Councillors agreed to conduct further investigations into seafront lighting after being presented with a protest petition bearing almost 1,700 names.

The campaign to bring back the fairy lights has been led by resident Dave Burchill who believes the seafront is a ‘dark and unwelcoming’ place without them.

The traditional strings of coloured lights, which hung along the seafront since the mid-1950s, were removed last year and replaced with modern lighting and lasers as part of a seafront regeneration scheme.

Mr Burchill and others were applauded as they spoke up in favour of the fairy lights at a meeting of Weymouth and Portland Borough Council at the Guildhall. Members of the public crammed into the public gallery to hear the outcome of the debate.

Mr Burchill told councillors he was ‘passionate’ about the area and said although he understood the need for the town to progress and create new attractions, the fairy lights were a ‘key part of the Weymouth experience’ – and could exist with the lasers.

He added: “Our elected members have wrought many far-reaching changes to our town, and no council can hope to please everyone, but most people feel you do not listen to them.

“This is an opportunity to prove them wrong with this change of heart that will improve the ambience of the Esplanade and lift the oppressive aura that now exists along the seafront.”

Mr Burchill urged councillors to look at the example of Torquay where a new system of catenary lighting had been installed. The lights are efficient (0.6 watt), can run on solar, wind or mains power, are virtually unbreakable and long-lasting.

Councillor John Birtwistle successfully proposed the fairy lights issue be investigated further by the council’s management committee.

He said: “If we allow this to pass there would be a considerable amount of public concern.

“There is real concern about the removal of the fairy lights and the installation of the lasers.

“I’m aware the money for the lasers didn’t come out of council tax money directly but I take the view that public money is public money.”
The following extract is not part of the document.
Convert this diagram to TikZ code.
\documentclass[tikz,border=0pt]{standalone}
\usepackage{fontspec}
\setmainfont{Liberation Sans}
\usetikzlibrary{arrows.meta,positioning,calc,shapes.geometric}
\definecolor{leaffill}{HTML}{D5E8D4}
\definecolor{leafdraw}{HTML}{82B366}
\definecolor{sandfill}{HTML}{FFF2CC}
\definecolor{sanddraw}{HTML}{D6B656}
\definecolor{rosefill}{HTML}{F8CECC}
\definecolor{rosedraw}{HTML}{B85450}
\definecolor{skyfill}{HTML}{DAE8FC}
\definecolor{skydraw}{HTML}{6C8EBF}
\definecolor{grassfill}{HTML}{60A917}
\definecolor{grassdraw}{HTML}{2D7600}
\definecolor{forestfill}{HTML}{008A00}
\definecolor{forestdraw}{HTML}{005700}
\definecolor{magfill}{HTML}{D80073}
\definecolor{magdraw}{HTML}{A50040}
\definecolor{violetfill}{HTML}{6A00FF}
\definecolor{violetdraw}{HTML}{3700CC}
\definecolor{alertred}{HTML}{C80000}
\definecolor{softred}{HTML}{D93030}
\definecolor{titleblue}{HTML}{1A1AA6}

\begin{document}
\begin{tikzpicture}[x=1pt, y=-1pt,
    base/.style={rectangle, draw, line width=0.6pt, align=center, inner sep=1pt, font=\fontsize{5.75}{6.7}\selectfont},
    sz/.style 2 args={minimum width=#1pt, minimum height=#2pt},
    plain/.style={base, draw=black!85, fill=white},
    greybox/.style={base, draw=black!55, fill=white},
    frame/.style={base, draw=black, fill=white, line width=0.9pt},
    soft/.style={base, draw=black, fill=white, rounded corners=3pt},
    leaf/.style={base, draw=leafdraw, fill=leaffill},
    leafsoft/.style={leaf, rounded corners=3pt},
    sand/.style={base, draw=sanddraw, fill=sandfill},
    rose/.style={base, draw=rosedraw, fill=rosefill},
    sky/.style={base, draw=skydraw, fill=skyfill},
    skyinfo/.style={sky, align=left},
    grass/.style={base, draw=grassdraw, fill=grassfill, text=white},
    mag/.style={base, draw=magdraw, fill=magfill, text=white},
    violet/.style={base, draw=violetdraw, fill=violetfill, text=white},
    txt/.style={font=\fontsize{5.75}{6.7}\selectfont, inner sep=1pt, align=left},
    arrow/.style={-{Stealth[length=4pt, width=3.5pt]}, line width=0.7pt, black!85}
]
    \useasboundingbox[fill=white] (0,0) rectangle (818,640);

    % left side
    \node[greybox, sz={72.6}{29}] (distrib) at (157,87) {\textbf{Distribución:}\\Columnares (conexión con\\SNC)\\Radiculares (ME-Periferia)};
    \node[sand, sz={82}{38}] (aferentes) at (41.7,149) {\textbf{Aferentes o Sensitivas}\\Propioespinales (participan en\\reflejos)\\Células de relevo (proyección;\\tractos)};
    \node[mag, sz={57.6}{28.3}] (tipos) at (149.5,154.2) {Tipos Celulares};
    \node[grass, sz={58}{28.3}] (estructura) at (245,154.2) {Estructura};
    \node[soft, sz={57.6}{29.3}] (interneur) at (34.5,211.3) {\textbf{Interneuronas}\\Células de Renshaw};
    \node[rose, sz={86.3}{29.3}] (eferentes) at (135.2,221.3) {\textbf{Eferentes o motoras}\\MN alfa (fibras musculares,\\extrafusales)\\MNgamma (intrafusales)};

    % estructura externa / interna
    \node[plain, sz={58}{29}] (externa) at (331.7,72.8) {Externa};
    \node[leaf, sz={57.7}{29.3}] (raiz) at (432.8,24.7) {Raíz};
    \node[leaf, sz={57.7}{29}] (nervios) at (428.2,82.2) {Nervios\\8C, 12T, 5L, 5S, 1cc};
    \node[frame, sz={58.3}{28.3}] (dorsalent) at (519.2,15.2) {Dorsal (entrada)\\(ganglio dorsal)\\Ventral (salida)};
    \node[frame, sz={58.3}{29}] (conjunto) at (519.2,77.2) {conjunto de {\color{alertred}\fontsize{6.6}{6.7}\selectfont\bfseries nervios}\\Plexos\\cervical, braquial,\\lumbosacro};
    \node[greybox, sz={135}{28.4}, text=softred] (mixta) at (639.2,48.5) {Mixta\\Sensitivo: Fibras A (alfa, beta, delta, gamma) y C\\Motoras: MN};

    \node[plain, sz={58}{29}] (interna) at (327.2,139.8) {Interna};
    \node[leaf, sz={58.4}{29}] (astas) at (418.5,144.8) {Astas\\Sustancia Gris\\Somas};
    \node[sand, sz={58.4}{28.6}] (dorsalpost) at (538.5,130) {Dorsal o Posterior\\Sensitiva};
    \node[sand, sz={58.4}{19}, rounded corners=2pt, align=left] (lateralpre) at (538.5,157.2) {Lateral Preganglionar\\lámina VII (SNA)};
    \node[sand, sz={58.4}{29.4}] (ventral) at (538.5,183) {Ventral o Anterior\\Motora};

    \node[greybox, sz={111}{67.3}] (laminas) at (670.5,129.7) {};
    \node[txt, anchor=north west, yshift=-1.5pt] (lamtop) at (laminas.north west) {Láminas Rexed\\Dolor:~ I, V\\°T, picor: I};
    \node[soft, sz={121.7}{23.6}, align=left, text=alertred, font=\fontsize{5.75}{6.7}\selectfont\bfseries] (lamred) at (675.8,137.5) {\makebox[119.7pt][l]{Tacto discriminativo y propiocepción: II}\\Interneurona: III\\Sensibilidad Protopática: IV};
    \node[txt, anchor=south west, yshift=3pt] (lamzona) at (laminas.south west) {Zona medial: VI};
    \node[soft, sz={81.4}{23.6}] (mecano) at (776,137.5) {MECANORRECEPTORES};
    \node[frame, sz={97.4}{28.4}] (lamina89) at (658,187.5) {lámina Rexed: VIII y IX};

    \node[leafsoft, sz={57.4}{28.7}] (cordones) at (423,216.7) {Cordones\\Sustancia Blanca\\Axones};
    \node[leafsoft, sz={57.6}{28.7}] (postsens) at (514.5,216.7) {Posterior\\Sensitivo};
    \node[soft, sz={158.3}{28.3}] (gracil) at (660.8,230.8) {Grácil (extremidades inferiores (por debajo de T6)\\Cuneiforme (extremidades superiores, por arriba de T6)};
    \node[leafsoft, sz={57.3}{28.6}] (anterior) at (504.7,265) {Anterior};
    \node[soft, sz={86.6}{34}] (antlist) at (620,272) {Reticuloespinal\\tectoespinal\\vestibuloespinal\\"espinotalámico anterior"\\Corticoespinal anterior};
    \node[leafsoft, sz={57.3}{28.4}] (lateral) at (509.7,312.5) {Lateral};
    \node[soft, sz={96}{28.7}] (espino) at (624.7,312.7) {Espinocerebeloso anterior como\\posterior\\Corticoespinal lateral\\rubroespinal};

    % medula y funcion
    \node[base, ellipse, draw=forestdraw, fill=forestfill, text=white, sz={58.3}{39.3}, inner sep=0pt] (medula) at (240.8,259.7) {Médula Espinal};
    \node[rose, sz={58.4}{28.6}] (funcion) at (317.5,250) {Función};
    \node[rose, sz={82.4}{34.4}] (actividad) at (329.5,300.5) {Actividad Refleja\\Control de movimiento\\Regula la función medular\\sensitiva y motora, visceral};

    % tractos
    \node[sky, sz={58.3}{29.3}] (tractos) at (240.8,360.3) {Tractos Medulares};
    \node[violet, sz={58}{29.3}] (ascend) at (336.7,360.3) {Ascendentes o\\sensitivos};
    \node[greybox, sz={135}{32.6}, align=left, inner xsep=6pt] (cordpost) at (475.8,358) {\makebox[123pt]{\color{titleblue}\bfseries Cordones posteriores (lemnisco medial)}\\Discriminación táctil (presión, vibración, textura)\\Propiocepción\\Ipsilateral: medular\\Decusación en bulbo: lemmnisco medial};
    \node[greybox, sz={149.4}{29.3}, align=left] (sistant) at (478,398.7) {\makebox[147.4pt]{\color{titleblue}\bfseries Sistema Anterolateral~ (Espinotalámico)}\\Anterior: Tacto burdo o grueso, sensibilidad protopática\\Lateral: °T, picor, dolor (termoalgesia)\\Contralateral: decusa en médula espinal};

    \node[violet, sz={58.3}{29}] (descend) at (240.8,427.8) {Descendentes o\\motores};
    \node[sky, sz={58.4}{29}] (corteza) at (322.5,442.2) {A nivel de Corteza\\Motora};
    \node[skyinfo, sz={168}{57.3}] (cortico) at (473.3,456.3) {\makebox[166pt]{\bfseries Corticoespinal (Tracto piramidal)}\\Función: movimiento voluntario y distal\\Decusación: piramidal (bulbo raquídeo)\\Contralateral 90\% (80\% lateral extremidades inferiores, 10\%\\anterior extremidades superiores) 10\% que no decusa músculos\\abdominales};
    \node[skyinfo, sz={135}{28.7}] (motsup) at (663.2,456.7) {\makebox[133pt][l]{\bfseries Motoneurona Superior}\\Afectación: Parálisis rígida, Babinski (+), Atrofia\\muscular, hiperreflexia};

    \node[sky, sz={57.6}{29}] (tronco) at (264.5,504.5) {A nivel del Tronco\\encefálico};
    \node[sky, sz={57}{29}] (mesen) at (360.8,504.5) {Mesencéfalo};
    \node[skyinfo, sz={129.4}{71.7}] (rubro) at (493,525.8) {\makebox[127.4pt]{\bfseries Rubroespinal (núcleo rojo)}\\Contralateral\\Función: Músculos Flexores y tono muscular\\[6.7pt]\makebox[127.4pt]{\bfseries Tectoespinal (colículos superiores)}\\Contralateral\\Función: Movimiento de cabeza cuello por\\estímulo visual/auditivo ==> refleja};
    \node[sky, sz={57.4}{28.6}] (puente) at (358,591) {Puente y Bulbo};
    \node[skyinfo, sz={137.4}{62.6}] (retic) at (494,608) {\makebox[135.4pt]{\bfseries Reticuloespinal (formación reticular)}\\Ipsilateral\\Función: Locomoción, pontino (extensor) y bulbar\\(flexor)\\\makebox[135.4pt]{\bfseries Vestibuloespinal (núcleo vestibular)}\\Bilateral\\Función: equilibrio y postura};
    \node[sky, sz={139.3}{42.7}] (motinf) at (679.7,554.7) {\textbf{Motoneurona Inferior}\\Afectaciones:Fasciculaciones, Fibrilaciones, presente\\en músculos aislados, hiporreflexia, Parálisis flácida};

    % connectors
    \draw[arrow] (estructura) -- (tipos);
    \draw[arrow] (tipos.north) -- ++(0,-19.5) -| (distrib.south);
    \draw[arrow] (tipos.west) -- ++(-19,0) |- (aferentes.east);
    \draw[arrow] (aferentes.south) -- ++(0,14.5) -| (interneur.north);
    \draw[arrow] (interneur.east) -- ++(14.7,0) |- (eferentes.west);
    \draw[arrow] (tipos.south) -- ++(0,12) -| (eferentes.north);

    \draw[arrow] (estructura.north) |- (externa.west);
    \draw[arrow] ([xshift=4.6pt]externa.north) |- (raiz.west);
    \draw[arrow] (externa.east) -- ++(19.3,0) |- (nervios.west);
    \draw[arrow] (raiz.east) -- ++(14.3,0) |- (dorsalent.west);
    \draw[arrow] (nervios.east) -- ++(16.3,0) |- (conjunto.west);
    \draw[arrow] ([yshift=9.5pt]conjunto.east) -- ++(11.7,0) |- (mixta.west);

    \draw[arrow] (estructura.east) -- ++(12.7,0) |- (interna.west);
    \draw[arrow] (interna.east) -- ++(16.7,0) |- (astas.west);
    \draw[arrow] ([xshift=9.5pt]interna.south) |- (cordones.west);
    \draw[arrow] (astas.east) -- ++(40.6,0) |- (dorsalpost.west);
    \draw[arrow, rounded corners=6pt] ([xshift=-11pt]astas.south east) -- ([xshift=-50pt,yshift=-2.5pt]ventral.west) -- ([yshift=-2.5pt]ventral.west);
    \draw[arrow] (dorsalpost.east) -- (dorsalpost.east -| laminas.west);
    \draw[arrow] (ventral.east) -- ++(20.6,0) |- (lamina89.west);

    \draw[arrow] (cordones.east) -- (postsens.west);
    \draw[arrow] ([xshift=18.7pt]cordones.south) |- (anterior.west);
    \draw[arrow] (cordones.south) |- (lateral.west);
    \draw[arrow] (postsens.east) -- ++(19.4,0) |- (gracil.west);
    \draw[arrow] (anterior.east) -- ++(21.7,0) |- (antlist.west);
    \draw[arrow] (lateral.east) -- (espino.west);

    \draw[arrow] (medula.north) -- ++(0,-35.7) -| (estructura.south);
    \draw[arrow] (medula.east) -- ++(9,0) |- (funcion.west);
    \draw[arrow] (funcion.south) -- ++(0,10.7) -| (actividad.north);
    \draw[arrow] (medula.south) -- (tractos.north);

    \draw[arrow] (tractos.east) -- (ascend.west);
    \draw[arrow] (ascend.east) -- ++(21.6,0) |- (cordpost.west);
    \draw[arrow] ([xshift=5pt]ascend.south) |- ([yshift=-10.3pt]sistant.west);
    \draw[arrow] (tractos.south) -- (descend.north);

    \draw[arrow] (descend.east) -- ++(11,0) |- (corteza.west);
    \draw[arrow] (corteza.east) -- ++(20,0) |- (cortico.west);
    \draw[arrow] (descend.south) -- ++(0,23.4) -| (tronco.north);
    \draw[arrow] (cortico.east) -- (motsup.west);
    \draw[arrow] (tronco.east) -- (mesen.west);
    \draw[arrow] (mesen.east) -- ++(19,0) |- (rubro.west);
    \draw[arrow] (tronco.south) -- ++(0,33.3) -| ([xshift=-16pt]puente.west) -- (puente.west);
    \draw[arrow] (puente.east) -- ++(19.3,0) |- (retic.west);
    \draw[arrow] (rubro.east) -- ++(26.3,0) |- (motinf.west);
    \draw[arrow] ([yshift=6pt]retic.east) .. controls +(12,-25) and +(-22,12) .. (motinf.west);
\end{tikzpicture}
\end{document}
Coun Kevin Hodder said: “Like others, I miss the fairy lights. It was sad to see them go.

“It’s nice to see something modern but we could have the best of both worlds, and not solely to the cost of the taxpayer. We could bring something back we’re proud of.”

Coun Mike Byatt said: “The principle here is that the public are telling us they are greatly concerned and we as a council must demonstrate we are listening.”

After the meeting, Mr Burchill said: “The plan now is to lobby every councillor on the management committee in the hope they will make the right decision “I can’t see any reason why money can’t be found for this. It’ll be peanuts compared to what has been spent on the seafront.”